Het gaat dus niet zozeer om soevereiniteit maar om de mogelijkheid om via internationale afspraken invloed te krijgen op het handelspolitieke gedrag van de staten met wie men het meeste handel drijft. Het aardige van de Europese samenwerking is nu dat het ons land deze mogelijkheid biedt. Vroeger klaagde Nederlandse ondernemers steen en been dat zij hun producten niet op bijvoorbeeld de Belgische of de Franse markt konden afzetten omdat de regeringen aldaar regeltjes en foefjes bedachten om hun eigen ondernemers te beschermen.
Door de Europese samenwerking kan dat niet meer. Ondernemers weten aan welke standaard hun producten moeten voldoen om ze te kunnen verkopen aan een half miljard burgers die leven in een gemeenschappelijke markt. Mocht er toch obstructie plaatsvinden dan kunnen ondernemers naar de rechter stappen om verhaal te halen. Het is een systeem dat duizend keer beter is dan dat van het interbellum waarin iedereen soeverein was maar niemand greep had op het gedrag van de andere staten. Het is dus beter om internationale afspraken te maken die weliswaar de soevereiniteit een beetje beperken maar die de invloed, en daar gaat het om, vergroot.
Nu zult u misschien denken, dit verhaal is allemaal te technisch en die Boekestijn is vast een EU juichaapje die weer zijn stokpaardjes berijdt. Dat mag u van mij allemaal denken maar ik geef u nog een gedachte in overweging. Nederland is een klein land met een open economie dat een flink deel van zijn bnp over de grenzen verdient. Wij zijn ook nog een dure verzorgingsstaat die alleen in stand kan worden gehouden als de private sector bereid en in staat is om belasting te betalen. Die private sector verdient een flink deel van zijn winst in het buitenland. Als de export om wat voor reden dan ook instort hebben wij in Nederland met zijn allen een groot probleem.
Welbeschouwd hangt de aard van onze staat, namelijk die van een verzorgingsstaat, mede af van de mogelijkheid van ondernemers om hun producten ook aan het buitenland te verkopen. Het is juist hier waar de Europese samenwerking zijn grootste successen heeft behaald omdat het een forum en regels biedt waarin handelspolitieke geschillen konden worden beslecht.

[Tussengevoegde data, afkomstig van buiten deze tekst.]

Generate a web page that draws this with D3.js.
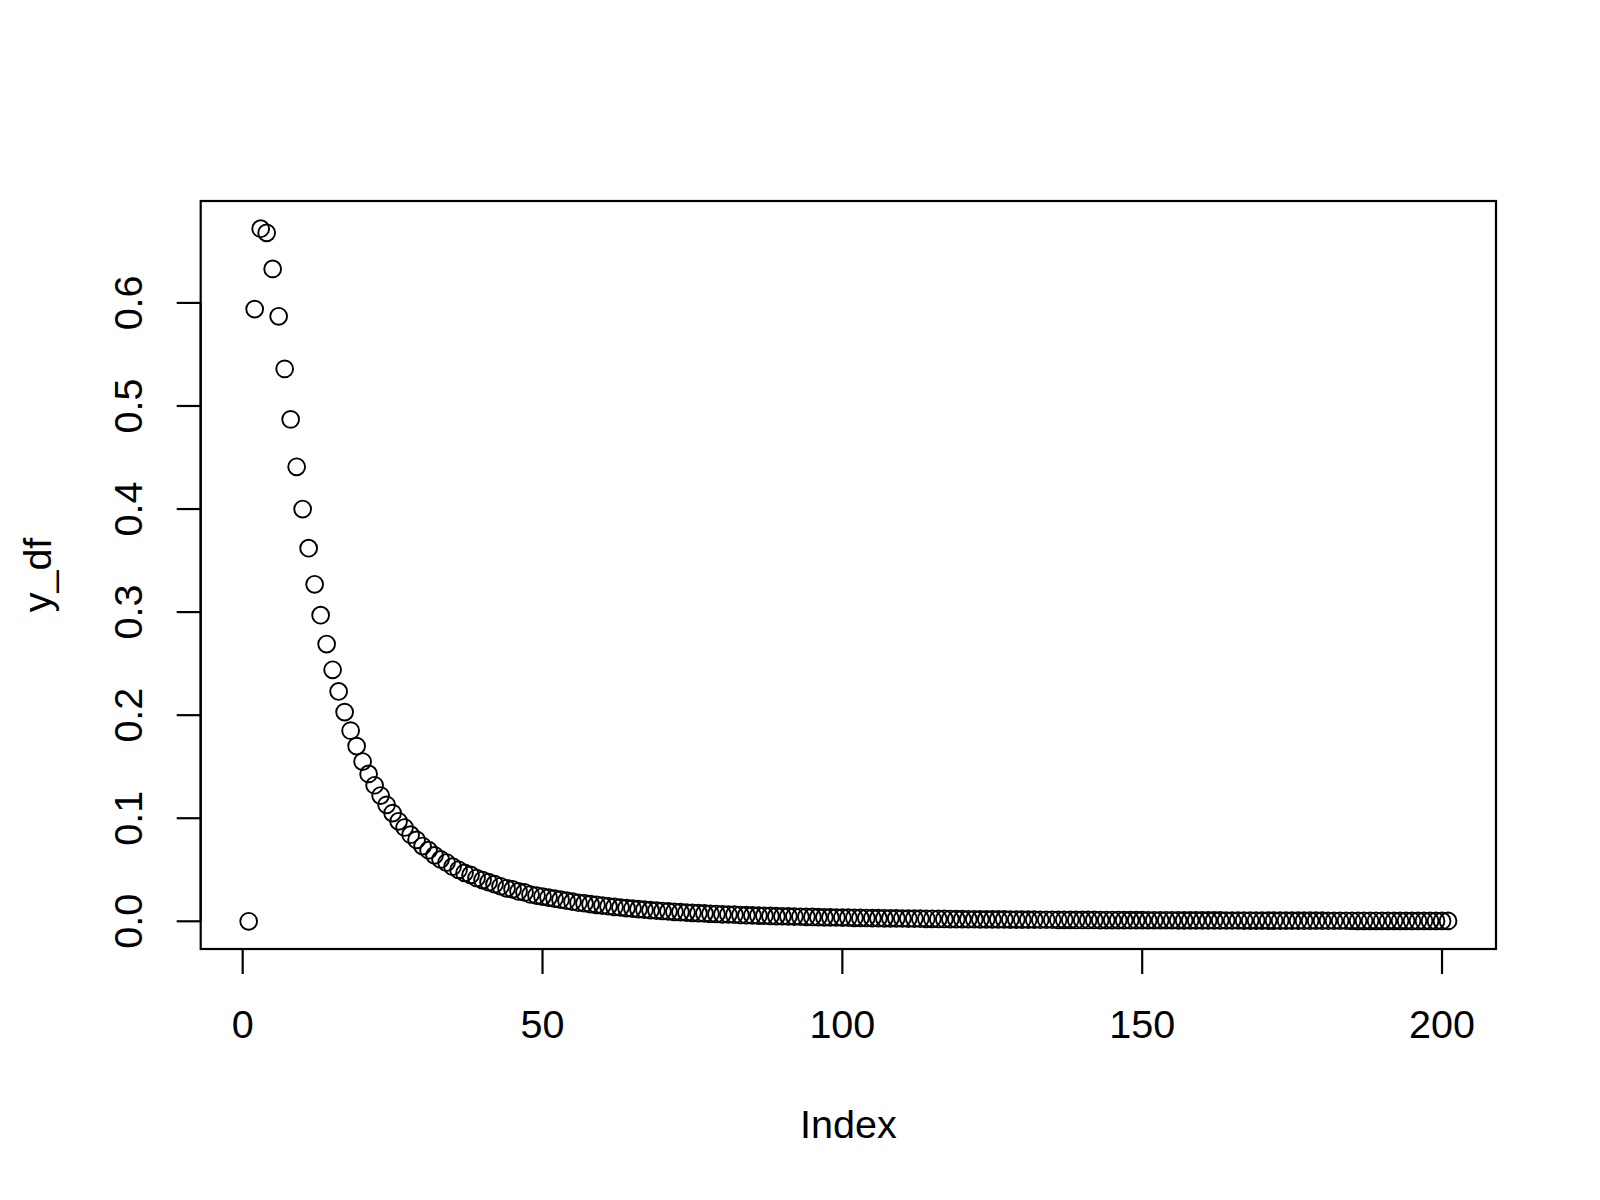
<!DOCTYPE html>
<html><head><meta charset="utf-8">
<script src="https://cdn.jsdelivr.net/npm/d3@7"></script>
<style>body{margin:0;background:#fff}text{font-family:"Liberation Sans",Arial,sans-serif;fill:#000}</style>
</head><body>
<svg id="c" width="1600" height="1200"></svg>
<script>
const yValues = [0,
.594,.672,.668,.633,.587,.536,.487,.441,.400,.362,.327,.297,.269,.244,.223,.203,.185,.170,.155,.143,.132,.122,.113,.105,.097,.091,.084,.079,.073,.069,.064,.060,.057,.053,.050,.047,.045,.042,.040,
.038,.036,.034,.032,.031,.029,.028,.026,.025,.024,.023,.022,.021,.020,.019,.018,.0175,.0167,.016,.0153,
.0146,.014,.0134,.0128,.0123,.0118,.0113,.0108,.0104,.010,.0096,.0092,.0089,.0085,.0082,.0079,.0076,.0073,.0071,.0068,
.0066,.0064,.0061,.0059,.0057,.0055,.0054,.0052,.005,.0049,.0047,.0046,.0044,.0043,.0042,.004,.0039,.0038,.0037,.0036,
.0035,.0034,.0033,.0032,.0031,.003,.0029,.0029,.0028,.0027,.0026,.0026,.0025,.0024,.0024,.0023,.0023,.0022,.0021,.0021,
.002,.002,.0019,.0019,.0019,.0018,.0018,.0017,.0017,.0016,.0016,.0016,.0015,.0015,.0015,.0014,.0014,.0014,.0013,.0013,
.0013,.0013,.0012,.0012,.0012,.0012,.0011,.0011,.0011,.0011,.001,.001,.001,.001,.001,.00095,.00093,.00091,.00089,.00087,
.00085,.00083,.00081,.00079,.00077,.00076,.00074,.00072,.00071,.00069,.00068,.00066,.00065,.00064,.00062,.00061,.0006,.00059,.00058,.00056,
.00055,.00054,.00053,.00052,.00051,.0005,.00049,.00048,.00047,.00046,.00046,.00045,.00044,.00043,.00042,.00042,.00041,.0004,.0004,.00039,.00038];
const xTicks = [0,50,100,150,200];
const yTicks = [0,0.1,0.2,0.3,0.4,0.5,0.6];
const yTickLabels = ["0.0","0.1","0.2","0.3","0.4","0.5","0.6"];
const xLabel = "Index", yLabel = "y_df";

const L=200.7,R=1496,T=201,B=949;
const n=yValues.length, ymax=d3.max(yValues);
const x=d3.scaleLinear().domain([1-0.04*(n-1), n+0.04*(n-1)]).range([L,R]);
const y=d3.scaleLinear().domain([-0.04*ymax, ymax*1.04]).range([B,T]);
const svg=d3.select("#c");
svg.append("rect").attr("x",L).attr("y",T).attr("width",R-L).attr("height",B-T).attr("fill","none").attr("stroke","#000").attr("stroke-width",2.2);
svg.selectAll("circle").data(yValues).join("circle")
 .attr("cx",(d,i)=>x(i+1)).attr("cy",d=>y(d)).attr("r",8.4)
 .attr("fill","none").attr("stroke","#000").attr("stroke-width",1.9);
const gx=svg.append("g");
gx.append("line").attr("x1",x(0)).attr("x2",x(200)).attr("y1",B).attr("y2",B).attr("stroke","#000").attr("stroke-width",2.2);
xTicks.forEach(t=>{
 gx.append("line").attr("x1",x(t)).attr("x2",x(t)).attr("y1",B).attr("y2",B+25).attr("stroke","#000").attr("stroke-width",2.2);
 gx.append("text").attr("x",x(t)).attr("y",1038).attr("text-anchor","middle").attr("font-size",39.5).text(t);
});
const gy=svg.append("g");
gy.append("line").attr("x1",L).attr("x2",L).attr("y1",y(0)).attr("y2",y(0.6)).attr("stroke","#000").attr("stroke-width",2.2);
yTicks.forEach((t,i)=>{
 gy.append("line").attr("x1",L-24).attr("x2",L).attr("y1",y(t)).attr("y2",y(t)).attr("stroke","#000").attr("stroke-width",2.2);
 gy.append("text").attr("transform",`translate(142,${y(t)}) rotate(-90)`).attr("text-anchor","middle").attr("font-size",39.5).text(yTickLabels[i]);
});
svg.append("text").attr("x",(L+R)/2).attr("y",1138).attr("text-anchor","middle").attr("font-size",39.5).text(xLabel);
svg.append("text").attr("transform",`translate(51,${(T+B)/2}) rotate(-90)`).attr("text-anchor","middle").attr("font-size",39.5).text(yLabel);
</script></body></html>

Iedereen die dus nationale soevereiniteit verabsoluteert draait Europese samenwerking de nek om en daarmee niet alleen onze export maar ook onze banen en de verzorgingsstaat. Ik denk dat niemand dit een goed idee zou moeten vinden.
Er is veel mis met de Europese Unie. Het is een schande dat de lidstaten niet bereid waren een serieuze gemeenschappelijke grensbewaking te financieren toen de Schengen binnengrenzen werden opgeheven. Het is ook treurig dat de eurozone zo onbezonnen is uitgebreid waardoor wij nu van crisis naar crisis gaan. Met de gemeenschappelijke markt is echter niets mis. Het is het fundament van onze welvaart en iedereen die daar afscheid wil nemen zou zich moeten verdiepen in de boulevard of broken national dreams van het interbellum. Het gaat niet om soevereiniteit maar om invloed. De EU biedt ons een forum om invloed uit te oefenen op het gedrag van andere landen.
De Britten zullen straks, als zij tot brexit zouden besluiten, nog hun haren uit het hoofd trekken. Zij hebben buiten de EU geen enkele invloed meer op de regels terwijl zij om toegang te hebben tot onze markten wel zich aan die regels moeten houden. Het is voor de Britten te hopen dat het Remain kamp wint.